Article originel : Novembre 2014

Dix ans après : Sivens toujours et partout.

Dix ans après, si l'on retourne à Sivens, il n'y a pas de barrage, le projet a fini par être abandonné même si les étés secs ont renouvelé les pressions locales de la FDSEA et de la Coordination rurale. 

Au niveau judiciaire, car un homme a été tué par une grenade de l'Etat, le gendarme a été acquitté 3 fois en première instance, en appel et en cassation mais l'Etat a été reconnu "'responsable sans faute" par le tribunal administratif. Préfecture, ministre de l'intérieur et premier ministre (Manuel Valls impliqué directement dans le dossier) n'ont jamais été mis en cause. Seul progrès : le type de grenade utilisé a été interdit mais d'autres sont toujours permises dans l'arsenal de maintien de l'ordre. Nul n'est donc coupable légalement de la mort d'un jeune homme venu défendre le vivant.

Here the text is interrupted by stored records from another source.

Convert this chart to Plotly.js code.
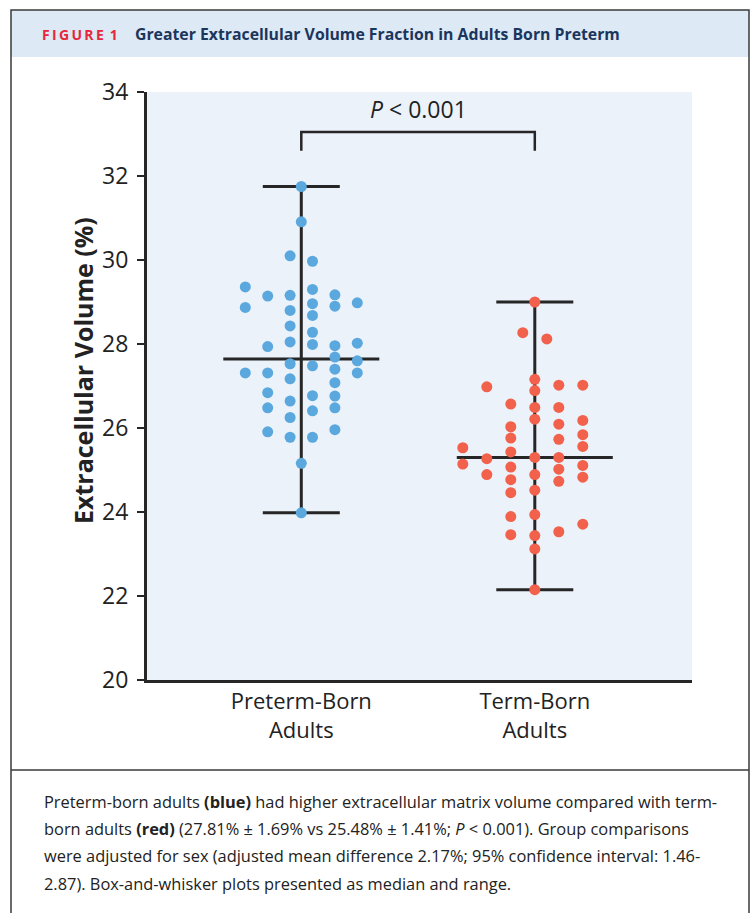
<!DOCTYPE html>
<html>
<head>
<meta charset="utf-8">
<script src="https://cdn.plot.ly/plotly-3.0.1.min.js"></script>
<style>
html,body{margin:0;padding:0;background:#fff;}
#chart{width:755px;height:913px;}
</style>
</head>
<body>
<div id="chart"></div>
<script>
// ---- data ----
const categories = ['Preterm-Born<br>Adults', 'Term-Born<br>Adults'];
const yTickVals = [20, 22, 24, 26, 28, 30, 32, 34];

// Preterm-born adults: ECV (%) and swarm column index
const pretermECV = [
  29.36, 28.87, 27.31,
  29.14, 27.94, 27.31, 26.84, 26.48, 25.91,
  30.10, 29.16, 28.80, 28.43, 28.05, 27.53, 27.17, 26.64, 26.25, 25.78,
  31.75, 30.91, 25.16, 23.98,
  29.97, 29.30, 28.96, 28.68, 28.28, 27.99, 27.48, 26.77, 26.41, 25.78,
  29.17, 28.90, 27.96, 27.69, 27.40, 27.08, 26.76, 26.48, 25.96,
  28.98, 28.02, 27.60, 27.31
];
const pretermSlot = [
  -5, -5, -5,
  -3, -3, -3, -3, -3, -3,
  -1, -1, -1, -1, -1, -1, -1, -1, -1, -1,
  0, 0, 0, 0,
  1, 1, 1, 1, 1, 1, 1, 1, 1, 1,
  3, 3, 3, 3, 3, 3, 3, 3, 3,
  5, 5, 5, 5
];

// Term-born adults: ECV (%) and swarm column index
const termECV = [
  25.53, 25.14,
  26.98, 25.27, 24.89,
  26.57, 26.03, 25.76, 25.43, 25.07, 24.77, 24.46, 23.89, 23.46,
  28.27,
  29.00, 27.16, 26.89, 26.49, 26.21, 25.30, 24.89, 24.52, 23.94, 23.44, 23.12, 22.15,
  28.12,
  27.02, 26.49, 26.09, 25.73, 25.30, 25.02, 24.73, 23.53,
  27.02, 26.18, 25.84, 25.56, 25.11, 24.83, 23.71
];
const termSlot = [
  -6, -6,
  -4, -4, -4,
  -2, -2, -2, -2, -2, -2, -2, -2, -2,
  -1,
  0, 0, 0, 0, 0, 0, 0, 0, 0, 0, 0, 0,
  1,
  2, 2, 2, 2, 2, 2, 2, 2,
  4, 4, 4, 4, 4, 4, 4
];

// ---- layout geometry ----
const W = 755, H = 913;
const L = 147, R = 692, T = 92, B = 680;
const groupGap = 233.5;                 // px between group centres
const pretermStep = 11.2 / groupGap;    // swarm column step (axis units)
const termStep = 12.0 / groupGap;
const capHalf = 38.5 / groupGap;
const medHalf = 78 / groupGap;
function px(x){ return (x - L) / (R - L); }
function py(y){ return (B - y) / (B - T); }

function median(a){
  const s = a.slice().sort((p,q)=>p-q);
  const n = s.length;
  return n % 2 ? s[(n-1)/2] : (s[n/2-1] + s[n/2]) / 2;
}

const lineColor = '#262626';
const traces = [];
function summary(vals, cx){
  const mn = Math.min(...vals), mx = Math.max(...vals), md = median(vals);
  const st = {color: lineColor, width: 3};
  traces.push({type:'scatter', mode:'lines', x:[cx, cx], y:[mn, mx], line:st, hoverinfo:'skip', showlegend:false});
  traces.push({type:'scatter', mode:'lines', x:[cx-capHalf, cx+capHalf], y:[mx, mx], line:st, hoverinfo:'skip', showlegend:false});
  traces.push({type:'scatter', mode:'lines', x:[cx-capHalf, cx+capHalf], y:[mn, mn], line:st, hoverinfo:'skip', showlegend:false});
  traces.push({type:'scatter', mode:'lines', x:[cx-medHalf, cx+medHalf], y:[md, md], line:st, hoverinfo:'skip', showlegend:false});
}
summary(pretermECV, 0);
summary(termECV, 1);

traces.push({
  type:'scatter', mode:'markers', name:'Preterm-born',
  x: pretermSlot.map(s => 0 + s * pretermStep), y: pretermECV,
  marker:{size:11, color:'#5BA8DE', line:{width:0}}, showlegend:false
});
traces.push({
  type:'scatter', mode:'markers', name:'Term-born',
  x: termSlot.map(s => 1 + s * termStep), y: termECV,
  marker:{size:11, color:'#F1614B', line:{width:0}}, showlegend:false
});

const frameColor = '#3a3a3a';
const shapes = [
  // header band
  {type:'rect', xref:'paper', yref:'paper', x0:px(11), x1:px(749), y0:py(57), y1:py(10),
   fillcolor:'#DDE9F5', line:{width:0}, layer:'below'},
  // outer frame
  {type:'rect', xref:'paper', yref:'paper', x0:px(11), x1:px(749), y0:py(930), y1:py(10),
   fillcolor:'rgba(0,0,0,0)', line:{color:frameColor, width:1.5}},
  // caption separator
  {type:'line', xref:'paper', yref:'paper', x0:px(11), x1:px(749), y0:py(770), y1:py(770),
   line:{color:frameColor, width:1.5}},
  // significance bracket
  {type:'path', xref:'x', yref:'y',
   path:'M 0 32.6 L 0 33.05 L 1 33.05 L 1 32.6',
   line:{color:lineColor, width:2.5}}
];

const capFont = {family:'Open Sans, sans-serif', size:16.4, color:'#222'};
const captionLines = [
  'Preterm-born adults <b>(blue)</b> had higher extracellular matrix volume compared with term-',
  'born adults <b>(red)</b> (27.81% ± 1.69% vs 25.48% ± 1.41%; <i>P</i> &lt; 0.001). Group comparisons',
  'were adjusted for sex (adjusted mean difference 2.17%; 95% confidence interval: 1.46-',
  '2.87). Box-and-whisker plots presented as median and range.'
];
const captionY = [801, 828, 856, 883];

const annotations = [
  {xref:'paper', yref:'paper', x:px(40), y:py(34), xanchor:'left', yanchor:'middle', showarrow:false,
   text:'<b>F\u2009I\u2009G\u2009U\u2009R\u2009E\u2009 1</b>',
   font:{family:'Open Sans, sans-serif', size:14, color:'#E5283A'}},
  {xref:'paper', yref:'paper', x:px(133), y:py(34), xanchor:'left', yanchor:'middle', showarrow:false,
   text:'<b>Greater Extracellular Volume Fraction in Adults Born Preterm</b>',
   font:{family:'Open Sans, sans-serif', size:15.8, color:'#1B365D'}},
  {xref:'x', yref:'y', x:0.5, y:33.6, xanchor:'center', yanchor:'middle', showarrow:false,
   text:'<i>P</i> &lt; 0.001', font:{family:'Open Sans, sans-serif', size:23, color:'#222'}},
  // y-axis title
  {xref:'paper', yref:'paper', x:px(83), y:py(371), xanchor:'center', yanchor:'middle', showarrow:false,
   textangle:-90, text:'<b>Extracellular Volume (%)</b>',
   font:{family:'Open Sans, sans-serif', size:25, color:'#222'}}
];
captionLines.forEach((t,i)=>{
  annotations.push({xref:'paper', yref:'paper', x:px(42), y:py(captionY[i]), xanchor:'left', yanchor:'middle',
    showarrow:false, align:'left', text:t, font:capFont});
});

const layout = {
  width:W, height:H,
  margin:{l:L, r:W-R, t:T, b:H-B, pad:0},
  paper_bgcolor:'#ffffff',
  plot_bgcolor:'#EBF2FA',
  showlegend:false,
  font:{family:'Open Sans, sans-serif', color:'#222'},
  xaxis:{
    range:[-(301.3-L)/groupGap, (R-301.3)/groupGap],
    tickvals:[0,1], ticktext:categories,
    ticks:'', showgrid:false, zeroline:false,
    showline:true, linecolor:lineColor, linewidth:3,
    tickfont:{family:'Open Sans, sans-serif', size:22, color:'#222'},
    ticklabelstandoff:0, fixedrange:true
  },
  yaxis:{
    range:[20,34], tickvals:yTickVals,
    ticks:'outside', ticklen:7, tickwidth:2.5, tickcolor:lineColor,
    showgrid:false, zeroline:false,
    showline:true, linecolor:lineColor, linewidth:3,
    tickfont:{family:'Open Sans, sans-serif', size:23, color:'#222'},
    ticklabelstandoff:4,
    fixedrange:true
  },
  shapes:shapes,
  annotations:annotations
};

Plotly.newPlot('chart', traces, layout, {displayModeBar:false, staticPlot:true});
</script>
</body>
</html>
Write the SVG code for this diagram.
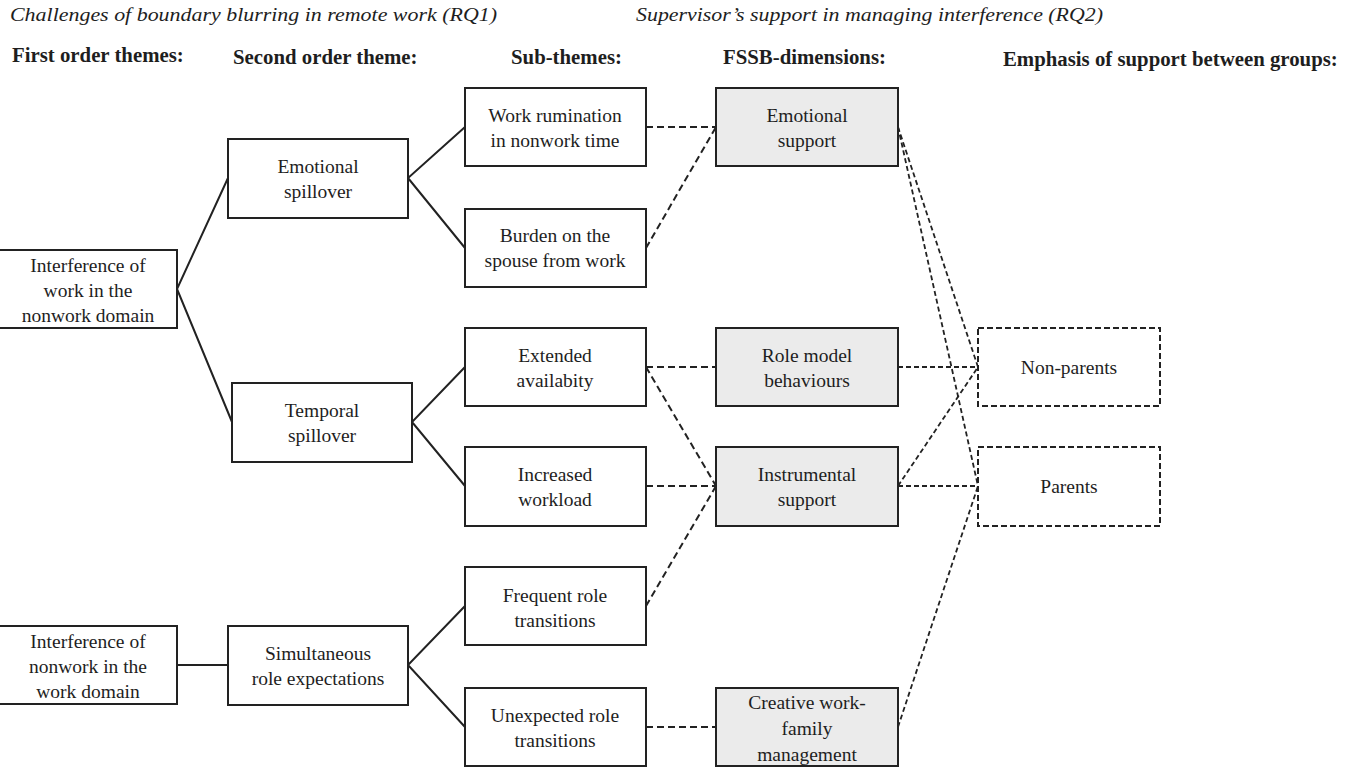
<svg xmlns="http://www.w3.org/2000/svg" width="1346" height="769" viewBox="0 0 1346 769">
<style>
text{font-family:"Liberation Serif","Times New Roman",serif;fill:#1e1e1e;}
.t{font-size:19px;font-style:italic;}
.h{font-size:20.8px;font-weight:bold;}
.n{font-size:19.5px;text-anchor:middle;}
.box{fill:#fff;stroke:#222;stroke-width:2;}
.gbox{fill:#ebebeb;stroke:#222;stroke-width:2;}
.dbox{fill:#fff;stroke:#222;stroke-width:2;stroke-dasharray:6,3;}
.s{stroke:#222;stroke-width:2;fill:none;}
.d{stroke:#222;stroke-width:2;fill:none;stroke-dasharray:7,4;}
.d2{stroke:#222;stroke-width:1.8;fill:none;stroke-dasharray:5,3;}
</style>
<rect width="1346" height="769" fill="#fff"/>
<g id="titles">
<text class="t" x="10" y="21" textLength="487" lengthAdjust="spacingAndGlyphs">Challenges of boundary blurring in remote work (RQ1)</text>
<text class="t" x="636" y="21" textLength="467" lengthAdjust="spacingAndGlyphs">Supervisor’s support in managing interference (RQ2)</text>
<text class="h" x="12" y="62">First order themes:</text>
<text class="h" x="233" y="64">Second order theme:</text>
<text class="h" x="511" y="64">Sub-themes:</text>
<text class="h" x="723" y="64">FSSB-dimensions:</text>
<text class="h" x="1003" y="66">Emphasis of support between groups:</text>
</g>
<g id="connectors">
<polyline class="s" points="228,178 177,289 232,422"/>
<line class="s" x1="177" y1="665" x2="228" y2="665"/>
<polyline class="s" points="465,127 408,178 465,248"/>
<polyline class="s" points="465,367 412,422 465,486"/>
<polyline class="s" points="465,606 408,665 465,727"/>
<line class="d" x1="646" y1="127" x2="716" y2="127"/>
<line class="d" x1="646" y1="248" x2="716" y2="127"/>
<line class="d" x1="646" y1="367" x2="716" y2="367"/>
<line class="d" x1="646" y1="367" x2="716" y2="486"/>
<line class="d" x1="646" y1="486" x2="716" y2="486"/>
<line class="d" x1="646" y1="606" x2="716" y2="486"/>
<line class="d" x1="646" y1="727" x2="716" y2="727"/>
<line class="d2" x1="898" y1="127" x2="978" y2="367"/>
<line class="d2" x1="898" y1="127" x2="978" y2="486"/>
<line class="d2" x1="898" y1="367" x2="978" y2="367"/>
<line class="d2" x1="898" y1="486" x2="978" y2="367"/>
<line class="d2" x1="898" y1="486" x2="978" y2="486"/>
<line class="d2" x1="898" y1="727" x2="978" y2="486"/>
</g>
<g id="first-work-nonwork">
<rect class="box" x="-2" y="250" width="179" height="78"/>
<text class="n" x="88" y="272">Interference of</text>
<text class="n" x="88" y="297">work in the</text>
<text class="n" x="88" y="322">nonwork domain</text>
</g>
<g id="first-nonwork-work">
<rect class="box" x="-2" y="626" width="179" height="78"/>
<text class="n" x="88" y="648">Interference of</text>
<text class="n" x="88" y="673">nonwork in the</text>
<text class="n" x="88" y="698">work domain</text>
</g>
<g id="emotional-spillover">
<rect class="box" x="228" y="139" width="180" height="79"/>
<text class="n" x="318" y="173">Emotional</text>
<text class="n" x="318" y="198">spillover</text>
</g>
<g id="temporal-spillover">
<rect class="box" x="232" y="383" width="180" height="79"/>
<text class="n" x="322" y="417">Temporal</text>
<text class="n" x="322" y="442">spillover</text>
</g>
<g id="simultaneous">
<rect class="box" x="228" y="626" width="180" height="79"/>
<text class="n" x="318" y="660">Simultaneous</text>
<text class="n" x="318" y="685">role expectations</text>
</g>
<g id="work-rumination">
<rect class="box" x="465" y="88" width="181" height="78"/>
<text class="n" x="555" y="122">Work rumination</text>
<text class="n" x="555" y="147">in nonwork time</text>
</g>
<g id="burden">
<rect class="box" x="465" y="209" width="181" height="78"/>
<text class="n" x="555" y="242">Burden on the</text>
<text class="n" x="555" y="267">spouse from work</text>
</g>
<g id="extended">
<rect class="box" x="465" y="328" width="181" height="78"/>
<text class="n" x="555" y="362">Extended</text>
<text class="n" x="555" y="387">availabity</text>
</g>
<g id="increased">
<rect class="box" x="465" y="447" width="181" height="79"/>
<text class="n" x="555" y="481">Increased</text>
<text class="n" x="555" y="506">workload</text>
</g>
<g id="frequent">
<rect class="box" x="465" y="567" width="181" height="78"/>
<text class="n" x="555" y="602">Frequent role</text>
<text class="n" x="555" y="627">transitions</text>
</g>
<g id="unexpected">
<rect class="box" x="465" y="688" width="181" height="78"/>
<text class="n" x="555" y="722">Unexpected role</text>
<text class="n" x="555" y="747">transitions</text>
</g>
<g id="emotional-support">
<rect class="gbox" x="716" y="88" width="182" height="78"/>
<text class="n" x="807" y="122">Emotional</text>
<text class="n" x="807" y="147">support</text>
</g>
<g id="role-model">
<rect class="gbox" x="716" y="328" width="182" height="78"/>
<text class="n" x="807" y="362">Role model</text>
<text class="n" x="807" y="387">behaviours</text>
</g>
<g id="instrumental">
<rect class="gbox" x="716" y="447" width="182" height="79"/>
<text class="n" x="807" y="481">Instrumental</text>
<text class="n" x="807" y="506">support</text>
</g>
<g id="creative">
<rect class="gbox" x="716" y="688" width="182" height="78"/>
<text class="n" x="807" y="709">Creative work-</text>
<text class="n" x="807" y="735">family</text>
<text class="n" x="807" y="761">management</text>
</g>
<g id="non-parents">
<rect class="dbox" x="978" y="328" width="182" height="78"/>
<text class="n" x="1069" y="374">Non-parents</text>
</g>
<g id="parents">
<rect class="dbox" x="978" y="447" width="182" height="79"/>
<text class="n" x="1069" y="493">Parents</text>
</g>
</svg>
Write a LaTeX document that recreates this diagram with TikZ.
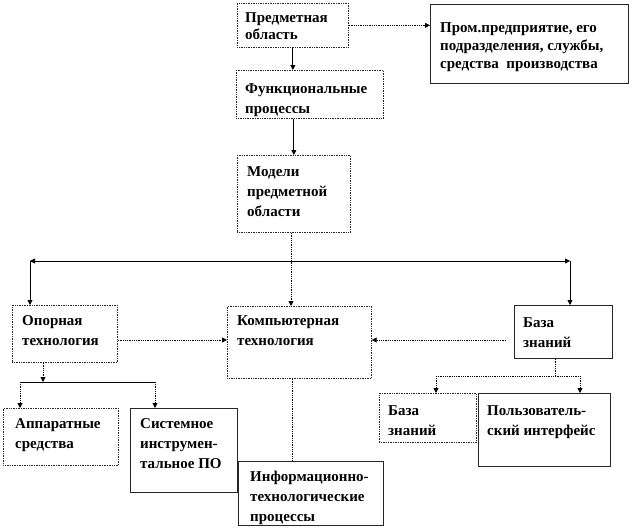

Quant à la lutte entre deux mondes, celle du maïs contre la renoncule, du productivisme agricole contre le vivant, elle est plus que jamais d'actualité. Elle se déroule autour de chaque projet de mégabassine. En effet les enjeux, les acteurs et les dangers sont les mêmes. Les projets de mégabassines ont les mêmes causes que Sivens: l'irrigation d'un  maïs subventionné, enjeu financier et non alimentaire, soutenu par les pouvoirs publics et la FNSEA. Ainsi, dans le Puy de Dôme, les mégabassines projetées veulent pomper dans la nappe phréatique de l'Allier mettant en danger le fleuve et sont le fait d'une association de maïsiculteurs travaillant pour Limagrain. Ils ne produisent ni maïs alimentaire, ni maïs fourrager mais de la semence de maïs brevetée par Limagrain qui ne nourrira que les actionnaires de ce semencier. 

A Sainte-Soline et dans la région, ce sont des dizaines de mégabassines qui privatisent l'eau, vident les zones humides du marais poitevin en aval au profit de grands céréaliers qui produisent du maïs fourrager pour l'exportation via le port céréalier de La Rochelle développé pour cela par l'Etat. L'Etat veille avec violence sur ces projets comme l'ont montré les 200 blessés (dont 40 grièvement) lors de la manifestation au départ pacifique du 25 mars 2023. L'Etat n'a visiblement rien retenu de Sivens défendant un intérêt privé, une bassine, au moyen de 3000 policiers et gendarmes chargeant sur des quads des citoyens et tirant, chiffre officiel, 4000 grenades asphyxiantes ou de désencerclement et des milliers de balles de LBD même en tir direct (interdit par la procédure). 

La lutte entre deux mondes apparue à Sivens, c'est, ce jour-là à Sainte-Soline, transformé en une guerre contre des milliers de Rémi Fraisse venu défendre le vivant.